The Obama administration’s reported proposal of a 56 mpg fuel-economy mandate by 2025 sets up an inherent conflict of interest for a government that has given away hundreds of millions of federal dollars to companies manufacturing batteries for electric cars.
“Carmakers say the proposal would effectively require most new vehicles sold in the U.S. to be battery-powered by 2025 and raise prices by thousands of dollars,” reported the Wall Street Journal Monday. “Makers of electric vehicle technology say declining costs for lithium batteries will allow the auto industry to make big gains in fuel efficiency.”
Those manufacturers are dependent on huge federal infusions of cash — as well as the federal purchase of electric vehicles in order to stay in business. The Obama administration, in other words, is mandating an artificial mpg standard to guarantee a market for its investment.

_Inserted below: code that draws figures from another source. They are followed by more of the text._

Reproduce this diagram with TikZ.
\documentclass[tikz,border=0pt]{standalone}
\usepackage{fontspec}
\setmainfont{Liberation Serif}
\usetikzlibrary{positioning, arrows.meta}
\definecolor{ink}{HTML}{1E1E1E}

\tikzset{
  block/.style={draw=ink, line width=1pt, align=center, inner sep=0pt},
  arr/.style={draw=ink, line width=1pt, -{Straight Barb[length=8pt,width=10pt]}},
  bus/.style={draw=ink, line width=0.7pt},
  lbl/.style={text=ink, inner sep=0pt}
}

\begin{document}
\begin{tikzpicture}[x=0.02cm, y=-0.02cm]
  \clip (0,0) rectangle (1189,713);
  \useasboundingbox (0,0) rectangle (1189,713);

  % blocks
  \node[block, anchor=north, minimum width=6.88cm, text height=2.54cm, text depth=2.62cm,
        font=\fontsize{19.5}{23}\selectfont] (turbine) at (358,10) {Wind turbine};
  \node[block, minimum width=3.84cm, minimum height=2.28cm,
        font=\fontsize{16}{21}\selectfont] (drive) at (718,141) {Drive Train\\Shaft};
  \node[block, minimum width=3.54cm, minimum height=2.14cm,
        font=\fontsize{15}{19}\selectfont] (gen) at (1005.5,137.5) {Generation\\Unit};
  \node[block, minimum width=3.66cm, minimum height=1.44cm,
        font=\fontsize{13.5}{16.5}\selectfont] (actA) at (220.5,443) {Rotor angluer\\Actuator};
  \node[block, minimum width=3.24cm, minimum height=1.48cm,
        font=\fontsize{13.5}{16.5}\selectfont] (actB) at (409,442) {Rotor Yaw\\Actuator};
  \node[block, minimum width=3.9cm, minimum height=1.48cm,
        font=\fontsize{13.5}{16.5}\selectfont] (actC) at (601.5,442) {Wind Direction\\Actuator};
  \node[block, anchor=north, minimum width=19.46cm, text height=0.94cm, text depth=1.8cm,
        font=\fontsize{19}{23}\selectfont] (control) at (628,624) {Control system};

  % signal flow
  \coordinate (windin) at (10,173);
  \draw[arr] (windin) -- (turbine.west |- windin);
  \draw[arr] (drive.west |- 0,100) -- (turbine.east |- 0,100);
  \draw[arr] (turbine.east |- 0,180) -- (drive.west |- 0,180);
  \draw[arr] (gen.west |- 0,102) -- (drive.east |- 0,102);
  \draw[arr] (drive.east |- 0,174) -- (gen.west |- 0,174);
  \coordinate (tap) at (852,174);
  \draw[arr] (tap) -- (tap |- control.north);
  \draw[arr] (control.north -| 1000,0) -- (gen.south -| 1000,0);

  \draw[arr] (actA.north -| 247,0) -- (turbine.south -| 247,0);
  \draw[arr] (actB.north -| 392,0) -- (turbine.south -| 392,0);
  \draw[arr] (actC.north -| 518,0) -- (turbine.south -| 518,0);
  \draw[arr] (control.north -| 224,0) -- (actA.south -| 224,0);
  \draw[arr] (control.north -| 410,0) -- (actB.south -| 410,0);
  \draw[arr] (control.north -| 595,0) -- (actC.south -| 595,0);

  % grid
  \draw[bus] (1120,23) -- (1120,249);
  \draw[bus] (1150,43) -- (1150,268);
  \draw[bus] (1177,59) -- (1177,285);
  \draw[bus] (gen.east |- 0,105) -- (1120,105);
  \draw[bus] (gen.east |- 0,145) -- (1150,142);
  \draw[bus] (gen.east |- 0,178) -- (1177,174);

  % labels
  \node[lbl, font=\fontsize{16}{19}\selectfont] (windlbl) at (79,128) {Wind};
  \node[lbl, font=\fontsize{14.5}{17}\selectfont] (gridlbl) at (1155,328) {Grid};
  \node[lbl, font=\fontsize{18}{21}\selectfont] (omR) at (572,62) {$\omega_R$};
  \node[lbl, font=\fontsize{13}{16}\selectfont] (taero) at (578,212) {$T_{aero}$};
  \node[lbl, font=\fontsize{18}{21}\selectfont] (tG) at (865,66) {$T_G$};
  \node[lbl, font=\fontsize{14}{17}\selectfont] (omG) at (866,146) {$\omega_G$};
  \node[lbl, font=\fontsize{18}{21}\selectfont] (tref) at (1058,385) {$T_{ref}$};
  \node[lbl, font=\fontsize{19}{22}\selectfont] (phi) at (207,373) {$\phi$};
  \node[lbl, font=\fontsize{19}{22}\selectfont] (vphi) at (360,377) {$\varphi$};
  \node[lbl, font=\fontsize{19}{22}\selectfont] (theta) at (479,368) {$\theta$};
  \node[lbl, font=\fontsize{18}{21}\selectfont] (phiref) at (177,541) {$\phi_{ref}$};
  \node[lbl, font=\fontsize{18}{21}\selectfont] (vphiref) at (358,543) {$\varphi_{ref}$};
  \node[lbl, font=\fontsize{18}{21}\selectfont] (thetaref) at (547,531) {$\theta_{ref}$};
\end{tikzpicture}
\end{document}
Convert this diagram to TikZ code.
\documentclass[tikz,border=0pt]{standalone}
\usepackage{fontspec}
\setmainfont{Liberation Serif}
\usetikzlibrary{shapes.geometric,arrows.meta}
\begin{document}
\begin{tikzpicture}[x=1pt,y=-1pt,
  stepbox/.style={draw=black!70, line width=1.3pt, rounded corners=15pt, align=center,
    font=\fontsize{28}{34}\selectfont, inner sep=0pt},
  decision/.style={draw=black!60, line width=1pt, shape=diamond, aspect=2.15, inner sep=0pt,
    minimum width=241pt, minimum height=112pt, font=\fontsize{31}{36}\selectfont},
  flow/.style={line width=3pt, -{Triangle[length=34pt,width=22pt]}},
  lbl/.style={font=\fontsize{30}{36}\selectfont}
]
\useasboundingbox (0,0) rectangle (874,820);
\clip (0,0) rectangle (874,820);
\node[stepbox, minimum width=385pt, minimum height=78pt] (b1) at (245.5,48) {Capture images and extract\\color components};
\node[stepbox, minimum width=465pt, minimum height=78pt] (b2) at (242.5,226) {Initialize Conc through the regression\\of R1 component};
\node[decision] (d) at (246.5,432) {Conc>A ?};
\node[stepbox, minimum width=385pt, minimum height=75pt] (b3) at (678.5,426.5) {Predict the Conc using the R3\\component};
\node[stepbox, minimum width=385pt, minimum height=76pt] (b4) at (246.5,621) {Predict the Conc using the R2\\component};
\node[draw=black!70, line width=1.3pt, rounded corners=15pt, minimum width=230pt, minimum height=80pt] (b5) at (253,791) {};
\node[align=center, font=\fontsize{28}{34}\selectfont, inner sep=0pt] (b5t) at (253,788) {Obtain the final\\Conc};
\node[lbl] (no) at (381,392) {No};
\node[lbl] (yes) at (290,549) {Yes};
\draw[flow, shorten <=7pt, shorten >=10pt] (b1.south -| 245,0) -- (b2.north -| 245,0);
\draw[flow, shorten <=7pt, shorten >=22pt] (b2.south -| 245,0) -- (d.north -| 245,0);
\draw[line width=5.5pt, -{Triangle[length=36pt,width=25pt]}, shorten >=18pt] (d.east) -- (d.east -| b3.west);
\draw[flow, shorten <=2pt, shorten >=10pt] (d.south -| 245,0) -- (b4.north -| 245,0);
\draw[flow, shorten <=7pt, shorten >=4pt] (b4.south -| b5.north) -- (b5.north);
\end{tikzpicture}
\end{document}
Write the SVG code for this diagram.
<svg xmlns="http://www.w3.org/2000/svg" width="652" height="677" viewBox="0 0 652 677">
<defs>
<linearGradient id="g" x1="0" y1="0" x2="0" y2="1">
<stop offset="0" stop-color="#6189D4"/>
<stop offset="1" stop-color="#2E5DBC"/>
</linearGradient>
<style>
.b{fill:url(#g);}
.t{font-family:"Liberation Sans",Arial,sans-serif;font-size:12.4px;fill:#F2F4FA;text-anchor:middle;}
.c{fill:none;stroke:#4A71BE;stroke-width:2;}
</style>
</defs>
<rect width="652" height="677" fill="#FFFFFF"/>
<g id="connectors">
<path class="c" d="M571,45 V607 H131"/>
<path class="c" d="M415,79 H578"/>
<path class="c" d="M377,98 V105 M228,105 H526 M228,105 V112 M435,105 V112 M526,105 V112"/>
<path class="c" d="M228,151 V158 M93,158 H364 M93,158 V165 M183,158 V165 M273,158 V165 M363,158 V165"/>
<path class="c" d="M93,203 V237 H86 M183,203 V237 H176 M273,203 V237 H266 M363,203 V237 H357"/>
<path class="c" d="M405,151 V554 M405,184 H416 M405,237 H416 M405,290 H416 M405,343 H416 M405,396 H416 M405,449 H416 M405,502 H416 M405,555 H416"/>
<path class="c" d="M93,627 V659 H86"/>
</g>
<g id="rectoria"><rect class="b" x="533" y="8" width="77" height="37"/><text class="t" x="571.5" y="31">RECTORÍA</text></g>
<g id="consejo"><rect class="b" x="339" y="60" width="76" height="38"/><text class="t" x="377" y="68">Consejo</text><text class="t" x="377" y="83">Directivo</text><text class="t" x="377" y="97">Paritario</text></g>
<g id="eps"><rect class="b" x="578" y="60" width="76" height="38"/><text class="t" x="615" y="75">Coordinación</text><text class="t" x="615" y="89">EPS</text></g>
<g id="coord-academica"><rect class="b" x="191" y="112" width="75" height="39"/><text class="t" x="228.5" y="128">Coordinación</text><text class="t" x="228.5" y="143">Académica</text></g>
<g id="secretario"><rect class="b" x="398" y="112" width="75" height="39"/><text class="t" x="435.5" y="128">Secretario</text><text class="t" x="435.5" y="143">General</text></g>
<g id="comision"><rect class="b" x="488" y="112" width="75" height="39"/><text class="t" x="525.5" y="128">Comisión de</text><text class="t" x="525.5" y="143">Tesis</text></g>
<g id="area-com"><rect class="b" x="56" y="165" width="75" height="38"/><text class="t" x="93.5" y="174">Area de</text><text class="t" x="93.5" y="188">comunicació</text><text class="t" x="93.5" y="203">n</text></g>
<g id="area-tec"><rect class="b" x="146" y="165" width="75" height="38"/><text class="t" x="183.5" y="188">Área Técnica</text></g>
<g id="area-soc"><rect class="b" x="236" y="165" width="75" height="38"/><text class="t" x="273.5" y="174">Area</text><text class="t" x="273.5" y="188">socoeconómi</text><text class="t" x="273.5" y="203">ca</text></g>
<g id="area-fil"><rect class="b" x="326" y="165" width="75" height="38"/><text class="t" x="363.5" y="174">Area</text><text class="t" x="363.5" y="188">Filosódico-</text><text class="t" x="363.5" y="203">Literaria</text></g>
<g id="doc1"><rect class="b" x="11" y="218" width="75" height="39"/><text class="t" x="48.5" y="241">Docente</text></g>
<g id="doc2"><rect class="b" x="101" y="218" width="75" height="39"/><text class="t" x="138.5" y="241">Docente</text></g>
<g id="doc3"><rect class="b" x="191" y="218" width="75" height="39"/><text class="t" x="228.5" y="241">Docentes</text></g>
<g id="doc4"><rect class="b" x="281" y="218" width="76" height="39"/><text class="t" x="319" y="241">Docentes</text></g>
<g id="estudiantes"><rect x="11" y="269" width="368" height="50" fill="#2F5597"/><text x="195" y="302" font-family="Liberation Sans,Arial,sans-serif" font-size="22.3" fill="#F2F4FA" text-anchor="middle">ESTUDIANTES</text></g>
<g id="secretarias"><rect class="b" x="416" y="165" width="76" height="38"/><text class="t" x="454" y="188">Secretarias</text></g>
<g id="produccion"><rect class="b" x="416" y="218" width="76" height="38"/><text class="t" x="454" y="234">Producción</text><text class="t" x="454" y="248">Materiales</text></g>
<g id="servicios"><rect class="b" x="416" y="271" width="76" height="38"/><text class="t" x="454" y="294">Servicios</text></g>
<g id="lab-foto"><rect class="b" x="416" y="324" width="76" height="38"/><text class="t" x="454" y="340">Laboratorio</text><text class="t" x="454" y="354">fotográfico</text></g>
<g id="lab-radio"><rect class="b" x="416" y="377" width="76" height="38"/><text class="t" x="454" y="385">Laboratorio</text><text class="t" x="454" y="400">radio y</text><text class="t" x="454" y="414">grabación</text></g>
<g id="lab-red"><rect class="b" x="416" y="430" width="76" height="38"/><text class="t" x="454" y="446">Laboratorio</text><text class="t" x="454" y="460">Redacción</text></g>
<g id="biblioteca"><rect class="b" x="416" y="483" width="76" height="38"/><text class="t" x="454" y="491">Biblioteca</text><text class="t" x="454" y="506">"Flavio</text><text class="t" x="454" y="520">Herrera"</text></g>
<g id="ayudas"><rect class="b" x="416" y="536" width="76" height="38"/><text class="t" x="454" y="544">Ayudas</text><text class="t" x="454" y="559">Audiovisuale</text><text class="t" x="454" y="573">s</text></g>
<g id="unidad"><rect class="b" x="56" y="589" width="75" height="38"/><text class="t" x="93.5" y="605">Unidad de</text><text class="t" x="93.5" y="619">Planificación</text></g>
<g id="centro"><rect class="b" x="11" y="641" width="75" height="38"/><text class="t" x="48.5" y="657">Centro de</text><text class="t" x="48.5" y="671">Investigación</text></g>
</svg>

“Regarding the feds and the auto industry, conflicts of interest that used to be the exception are now the rule,” says Sam Kazman of the Competitive Enterprise Institute, a longtime critic of federal fuel mandates.
Since the 2009 stimulus bill passed, Washington has “invested” over $100 billion in giant corporations to realize Obama’s dream of transforming America into a green economy. Billions have been targeted at lithium-ion auto battery suppliers including $250 million to A123 Systems, $160 million to Dow, and $150 million to LGChem — in addition to $600 million for GM, Chrysler, and Ford combined.
Currently, no single vehicle achieves the 56 mpg standard. Indeed, the average auto is nowhere near the mandated fleet average mpg standard of 35.5 mpg mandated by Obama in four short years. But industry insiders acknowledge that number is fictional and will be heavily subsidized by credits to companies that build electric vehicles — whether the public buys them or not.
The industry is protesting the rule, saying it would inflate vehicle prices by $6,000 or more. But automakers are also resigned to the new green authoritarianism and have vigorously sought taxpayer subsidies to build the cars the government wants — as well as insuring that government will buy the vehicles when they roll off the assembly line. To date, hybrid-electrics are a small niche of the market occupied mostly by wealthy, image-conscious buyers.
Already this year, Obama helped the automakers towards meeting federal standards by promising that the feds will only fill their 600,000 vehicle fleet with hybrid-electrics.